Under 28 U.S.C. § 1915(e)(2)(B)(ii), the court must also dismiss plaintiff's complaint if it fails to state a claim on which relief may be granted. Although a pro se plaintiff's pleadings are liberally construed, plaintiff's complaint must contain factual allegations sufficient "to raise a right to relief above the speculative level" and that "state a claim to relief that is plausible on its face." Bell Atl. Corp. v. Twombly, 550 U.S. 544, 555, 570 (2007). This "plausibility standard requires [plaintiff] to demonstrate more than a sheer possibility that a defendant has acted unlawfully." Francis v. Giacomelli, 588 F.3d 186, 193 (4th Cir. 2009) (internal quotation marks omitted). Indeed, plaintiff must articulate facts that, when accepted as true, demonstrate she has stated a claim entitling her to relief. Id.

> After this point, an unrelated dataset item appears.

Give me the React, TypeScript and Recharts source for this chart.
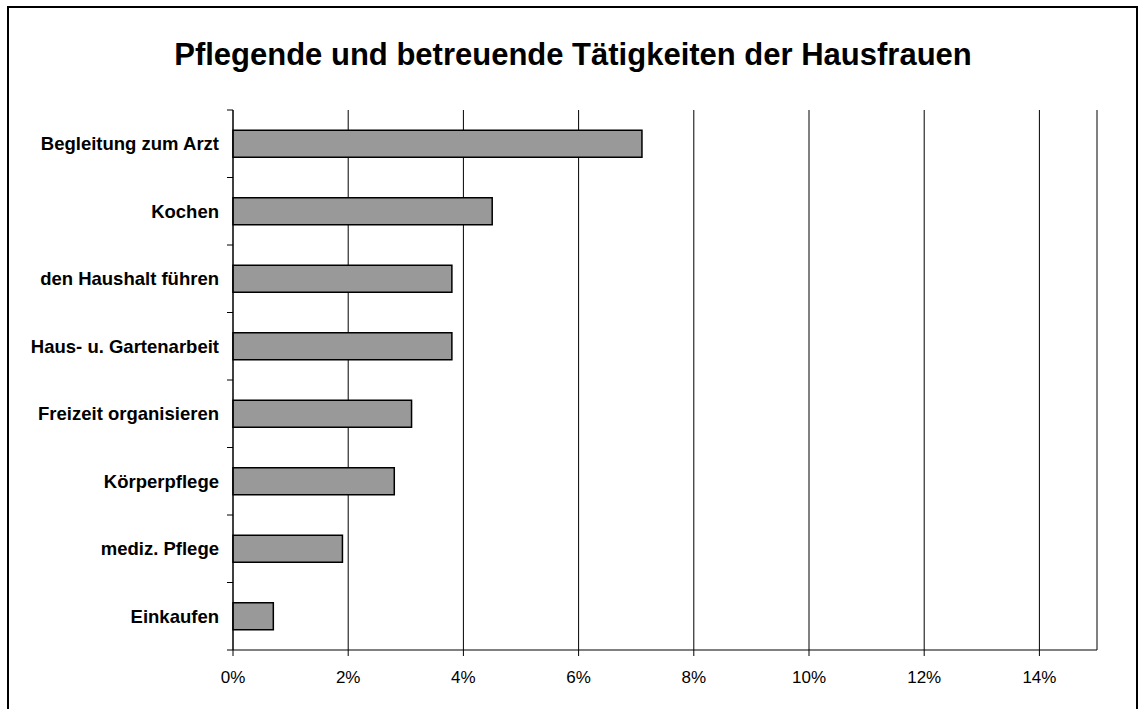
import { BarChart, Bar, XAxis, YAxis, CartesianGrid, ReferenceLine } from "recharts";

const categories = [
  "Begleitung zum Arzt",
  "Kochen",
  "den Haushalt führen",
  "Haus- u. Gartenarbeit",
  "Freizeit organisieren",
  "Körperpflege",
  "mediz. Pflege",
  "Einkaufen",
];
const values = [7.1, 4.5, 3.8, 3.8, 3.1, 2.8, 1.9, 0.7];
const xTicks = [0, 2, 4, 6, 8, 10, 12, 14];

const data = categories.map((name, i) => ({ name, value: values[i] }));

const AXIS_X = 224;
const HALF_BAND = 540 / categories.length / 2;

function CategoryTick(props: any) {
  const { y, payload, index } = props;
  return (
    <g>
      <text
        x={AXIS_X - 14}
        y={y}
        textAnchor="end"
        dominantBaseline="central"
        fontFamily="Arial, 'Liberation Sans', sans-serif"
        fontWeight="bold"
        fontSize={18.5}
        fill="#000"
      >
        {payload.value}
      </text>
      <line x1={AXIS_X - 6} x2={AXIS_X} y1={y + HALF_BAND} y2={y + HALF_BAND} stroke="#000" />
      {index === 0 && (
        <line x1={AXIS_X - 6} x2={AXIS_X} y1={y - HALF_BAND} y2={y - HALF_BAND} stroke="#000" />
      )}
    </g>
  );
}

export default function App() {
  return (
    <div
      style={{
        position: "absolute",
        left: 7,
        top: 6,
        width: 1131,
        height: 703,
        border: "2px solid #000",
        borderBottom: "none",
        boxSizing: "border-box",
        background: "#fff",
      }}
    >
      <div
        style={{
          position: "absolute",
          left: 0,
          top: 30,
          width: 1128,
          textAlign: "center",
          fontFamily: "Arial, 'Liberation Sans', sans-serif",
          fontWeight: "bold",
          fontSize: 31,
          lineHeight: "34px",
          color: "#000",
        }}
      >
        Pflegende und betreuende Tätigkeiten der Hausfrauen
      </div>
      <div style={{ position: "absolute", left: 0, top: 0 }}>
        <BarChart
          width={1120}
          height={700}
          data={data}
          layout="vertical"
          barCategoryGap="30%"
          margin={{ top: 102, right: 32, bottom: 0, left: 0 }}
        >
          <CartesianGrid horizontal={false} vertical stroke="#000" />
          <XAxis
            type="number"
            domain={[0, 15]}
            ticks={xTicks}
            tickFormatter={(v) => `${v}%`}
            height={58}
            tickSize={6}
            tickMargin={15}
            axisLine={{ stroke: "#000" }}
            tickLine={{ stroke: "#000" }}
            tick={{ fill: "#000", fontSize: 17, fontFamily: "Arial, 'Liberation Sans', sans-serif" }}
            interval={0}
          />
          <XAxis
            xAxisId="top"
            orientation="top"
            type="number"
            domain={[0, 15]}
            height={0}
            tick={false}
            tickLine={false}
            axisLine={{ stroke: "#000" }}
          />
          <YAxis
            type="category"
            dataKey="name"
            width={AXIS_X}
            axisLine={{ stroke: "#000" }}
            tickLine={false}
            tick={<CategoryTick />}
            interval={0}
          />
          <ReferenceLine x={15} stroke="#808080" />
          <Bar dataKey="value" fill="#999999" stroke="#000" strokeWidth={1.5} isAnimationActive={false} />
        </BarChart>
      </div>
    </div>
  );
}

Upon generous construction of the complaint, the court finds that plaintiff has failed to set out a claim entitling her to relief. Plaintiff is not entitled to the protections of 18 U.S.C. § 3771 in this civil proceeding. See In re Rodriguez, 275 Fed.Appx. 192 (4th Cir. 2008). Sections 2520 and 2521 of Title 18 of the U.S. Code are criminal statutes and do not provide a basis to impose civil liability. Flowers v. Tandy Corp., 773 F.2d 585, 588 (4th Cir. 1985). Moreover, to the extent that plaintiff asserts she is a crime victim, this court has no authority to initiate criminal charges. In our legal system, the decision whether or not to prosecute, and for what offense, rests with the prosecution. See, e.g., Borderkircher v. Hayes, 434 U.S. 357, 364 (1978). The Supreme Court said in Linda R.S. v. Richard D., 410 U.S. 614, 619 (1973): "[I]n American jurisprudence at least, a private citizen lacks a judicially cognizable interest in the prosecution or non-prosecution of another." See also Banks v. Buchanan, 336 Fed.Appx. 122, 123 (3d Cir. 2009); Sargeant v. Dixon, 130 F.3d 1067, 1069 (D.C. Cir. 1997); Sibley v. Obama, 866 F.Supp.2d 17, 22 (D. D.C. 2012) aff'd, Civ. No. 12-5198, 2012 WL 6603088 (D.C. Cir. Dec. 6, 2012), cert. denied, __ U.S. __, 133 S.Ct. 1263 (2013). If plaintiff seeks to pursue criminal charges, she must bring her allegations to the attention of law enforcement authorities. Further, the factual assertions and legal conclusions raised in the document regarding plaintiff's next door neighbor and wiretapping devices following plaintiff "everywhere" amount to continuous nonsensical chatter. The allegations are "so confused, ambiguous, vague or otherwise unintelligible that its true substance, if any, is well disguised, " and thus may be dismissed for lack of subject matter jurisdiction, pursuant to Fed R. Civ. P 12 (b)(1). See Salahuddin v. Cuomo, 861 F.2d 40, 42 (2nd Cir. 1988); see also Apple v. Glenn, 183 F.3d 477 (6th Cir. 1999); O'Connor v. United States, 159 F.R.D. 22 (D. Md. 1994). The document contains no allegations of legal significance, fails to state a claim upon which relief may be granted, and must be dismissed.

For the aforementioned reasons, the court hereby dismisses the case for the failure to state a claim against defendants.[3]